17 Temmuz 2019’da Hewlêr’de bulunan Türkiye Konsolosluğu’nda görevli 3 kişiye yönelik silahlı saldırının ardından devreye sokulan ambargo, 1990’lı yıllarda sınır kentlerinden göç etmek zorunda kalarak buraya yerleşen 12 bin civarında yurttaşı olumsuz etkiliyor. Yurttaşlar, hem sağlık hem de yaşamsal ihtiyaçlarını karşılamakta zorlanırken, kamp yetkililerinden sürekli olası felaketlerin önüne geçmek için ambargonun kaldırılmasına dönük çağrılar yapılıyor. 
 
TIBBİ MALZEME ACİLİYETİ
 
Mahmur Kampı Sağlık Meclisi üyesi doktor Bapir Gundikramo, salgınına karşı yaklaşık bir aydır kampın giriş ve çıkışlarının kontrol altına alındığına işaret ederek, şimdiye kadar herhangi bir vakaya tespit etmediklerini belirtti.

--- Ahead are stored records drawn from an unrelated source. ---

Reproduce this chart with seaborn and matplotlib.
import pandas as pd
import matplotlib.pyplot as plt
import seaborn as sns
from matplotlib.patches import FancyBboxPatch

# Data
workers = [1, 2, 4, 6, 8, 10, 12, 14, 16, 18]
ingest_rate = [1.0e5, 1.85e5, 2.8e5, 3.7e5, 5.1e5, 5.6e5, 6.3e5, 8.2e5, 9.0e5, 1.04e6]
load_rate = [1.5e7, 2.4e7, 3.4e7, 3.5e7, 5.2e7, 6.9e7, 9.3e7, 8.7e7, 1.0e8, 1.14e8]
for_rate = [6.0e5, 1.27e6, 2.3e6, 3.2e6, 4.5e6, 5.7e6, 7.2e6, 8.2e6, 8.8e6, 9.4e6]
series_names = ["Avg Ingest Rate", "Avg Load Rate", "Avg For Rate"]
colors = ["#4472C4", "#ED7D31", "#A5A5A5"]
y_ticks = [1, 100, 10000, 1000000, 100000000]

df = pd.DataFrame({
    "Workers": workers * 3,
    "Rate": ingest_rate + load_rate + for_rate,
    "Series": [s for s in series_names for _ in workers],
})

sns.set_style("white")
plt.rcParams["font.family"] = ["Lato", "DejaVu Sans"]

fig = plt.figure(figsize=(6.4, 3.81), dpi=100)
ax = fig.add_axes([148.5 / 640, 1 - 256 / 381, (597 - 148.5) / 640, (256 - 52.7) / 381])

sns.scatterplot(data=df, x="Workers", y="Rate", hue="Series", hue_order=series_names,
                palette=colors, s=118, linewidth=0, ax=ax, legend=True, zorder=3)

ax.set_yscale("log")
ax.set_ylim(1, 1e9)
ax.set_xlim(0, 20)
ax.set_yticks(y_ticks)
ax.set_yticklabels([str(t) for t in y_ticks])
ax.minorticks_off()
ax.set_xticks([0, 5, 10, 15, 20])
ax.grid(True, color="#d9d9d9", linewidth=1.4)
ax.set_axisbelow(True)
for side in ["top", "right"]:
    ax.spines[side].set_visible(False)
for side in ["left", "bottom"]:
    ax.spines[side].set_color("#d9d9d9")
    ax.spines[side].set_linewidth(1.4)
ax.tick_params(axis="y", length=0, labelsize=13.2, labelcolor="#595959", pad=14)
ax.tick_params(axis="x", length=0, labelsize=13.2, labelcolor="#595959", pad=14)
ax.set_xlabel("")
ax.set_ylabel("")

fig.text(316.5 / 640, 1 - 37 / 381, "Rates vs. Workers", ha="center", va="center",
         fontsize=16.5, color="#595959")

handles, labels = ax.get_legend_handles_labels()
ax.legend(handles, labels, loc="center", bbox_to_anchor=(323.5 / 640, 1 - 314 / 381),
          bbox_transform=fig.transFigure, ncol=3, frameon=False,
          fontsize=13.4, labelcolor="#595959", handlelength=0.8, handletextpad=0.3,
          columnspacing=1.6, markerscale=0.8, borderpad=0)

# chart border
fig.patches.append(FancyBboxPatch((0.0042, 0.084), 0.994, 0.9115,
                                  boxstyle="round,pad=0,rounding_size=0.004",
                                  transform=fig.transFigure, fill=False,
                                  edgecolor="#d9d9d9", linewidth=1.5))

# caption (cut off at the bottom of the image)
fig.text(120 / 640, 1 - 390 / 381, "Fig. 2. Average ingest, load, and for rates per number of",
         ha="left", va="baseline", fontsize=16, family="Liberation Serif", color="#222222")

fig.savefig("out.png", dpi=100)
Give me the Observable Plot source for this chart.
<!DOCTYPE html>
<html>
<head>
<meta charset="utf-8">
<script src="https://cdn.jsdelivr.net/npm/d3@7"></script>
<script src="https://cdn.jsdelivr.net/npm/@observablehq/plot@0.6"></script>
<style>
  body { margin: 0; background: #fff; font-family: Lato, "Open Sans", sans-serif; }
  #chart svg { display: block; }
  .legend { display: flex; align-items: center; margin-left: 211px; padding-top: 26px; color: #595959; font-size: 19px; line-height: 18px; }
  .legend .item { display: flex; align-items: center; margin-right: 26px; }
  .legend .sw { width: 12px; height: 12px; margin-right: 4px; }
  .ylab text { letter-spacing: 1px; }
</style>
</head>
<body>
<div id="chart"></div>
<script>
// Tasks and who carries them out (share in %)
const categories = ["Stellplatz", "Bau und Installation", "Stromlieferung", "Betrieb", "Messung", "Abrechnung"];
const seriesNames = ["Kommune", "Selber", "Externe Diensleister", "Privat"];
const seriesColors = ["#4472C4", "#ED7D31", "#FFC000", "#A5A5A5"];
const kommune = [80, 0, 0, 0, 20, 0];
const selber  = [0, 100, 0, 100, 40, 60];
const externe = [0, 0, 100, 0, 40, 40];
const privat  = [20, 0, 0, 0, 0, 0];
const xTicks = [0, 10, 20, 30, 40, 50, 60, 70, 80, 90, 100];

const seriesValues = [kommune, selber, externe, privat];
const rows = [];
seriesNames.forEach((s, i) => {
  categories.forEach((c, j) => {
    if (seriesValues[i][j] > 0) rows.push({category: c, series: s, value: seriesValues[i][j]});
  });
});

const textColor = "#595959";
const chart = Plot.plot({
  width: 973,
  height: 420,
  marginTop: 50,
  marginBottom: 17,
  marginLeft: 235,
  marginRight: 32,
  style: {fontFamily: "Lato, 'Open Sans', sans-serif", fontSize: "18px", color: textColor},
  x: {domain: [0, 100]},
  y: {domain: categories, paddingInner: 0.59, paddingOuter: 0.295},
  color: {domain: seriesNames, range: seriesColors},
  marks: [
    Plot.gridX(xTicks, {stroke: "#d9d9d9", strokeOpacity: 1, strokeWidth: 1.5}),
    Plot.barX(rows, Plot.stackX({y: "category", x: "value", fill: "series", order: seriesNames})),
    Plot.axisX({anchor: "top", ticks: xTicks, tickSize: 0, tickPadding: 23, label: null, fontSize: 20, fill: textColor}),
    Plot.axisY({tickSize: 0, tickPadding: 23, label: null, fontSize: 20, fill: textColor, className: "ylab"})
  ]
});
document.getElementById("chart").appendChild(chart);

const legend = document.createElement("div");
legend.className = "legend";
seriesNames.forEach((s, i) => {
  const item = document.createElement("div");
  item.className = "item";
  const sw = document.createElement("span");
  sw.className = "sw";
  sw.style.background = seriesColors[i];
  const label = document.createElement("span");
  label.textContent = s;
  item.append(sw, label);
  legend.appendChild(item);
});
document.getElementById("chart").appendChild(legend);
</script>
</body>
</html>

Kısıtlı imkânlarla kendilerini korumaya çalıştıklarını söyleyen Gundikramo, acil olarak ilaç ve tıbbi cihazlara ihtiyaç duyduklarını vurguladı. Gundikramo, “Olası bir vaka durumunda müdahale edebilmemiz için tıbbi araç gereçlere ihtiyacımız var. Şeker hastaları için gerekli cihazlar, tansiyon, diyabet ve kronik hastalar için ilaç, antibiyotik ve serum gibi tıbbi malzemelere ihtiyacımız var. Kamptan çıkışlarımız yasak olduğu için ihtiyaç duyduğumuz malzemeleri dışarıdan temin edemiyoruz. Yerel hükümet ve uluslararası kuruluşların bu ihtiyaçlarımızı karşılama çağırısında bulunuyoruz” diye seslendi. 
 
'İMKANLARIMIZ TÜKENDİ'
 
Mahmur Kampı Halk Meclisi Eşbaşkanı Hecî Kaçan ise, kamp sakinlerinin zorlu ve ağır bir süreçten geçtiğini söyleyerek, “Halkın yaşamını sürdürmesi için çalışmaya ihtiyacı var. Fakat yerel hükümetin kampa yönelik uyguladığı ambargo yüzünden kamp dışında çalışma imkânlarımız yok. Salgınından dolayı halkın yaşam koşulları daha da zorlaştı. Çocuklarımızın, hastalarımızın ve kampta yaşayan 12 bin insanın hayatından endişe ediyoruz. İmkânlarımız doğrultusunda bazı tedbirler aldık. Fakat artık imkânlarımız tükendi; ilaçlarımız bitti. Bundan dolayı salgına karşı yürüttüğümüz mücadelemizde çok zorlu günler bizi bekliyor” diye konuştu. 
 
'FELAKETİN SORMULULARI YEREL HÜKÜMETTİR’
 
Mahmur kampının resmi olarak Musul vilayeti üzerine kayıtlı olduğunu, ancak bütün ilişkilerinin Hewlêr'le olduğunun altının çizen Kaçan, şunları söyledi: “Yerel hükümetin ve merkezi hükümetin bizlere sahip çıkması gerekiyordu, ama şimdiye kadar somut bir adım atılmadı. Halkımızın karşı karşıya kalacağı felaketlerin sorumlusu yerel hükümet, Irak Merkezi Hükümeti ve uluslararası kuruluşlardır. Hayatımız, sağlığımız ve geleceğimizden onlar sorumlular. Eğer halkımızın başına bir şey gelirse onlar bundan sorumludur."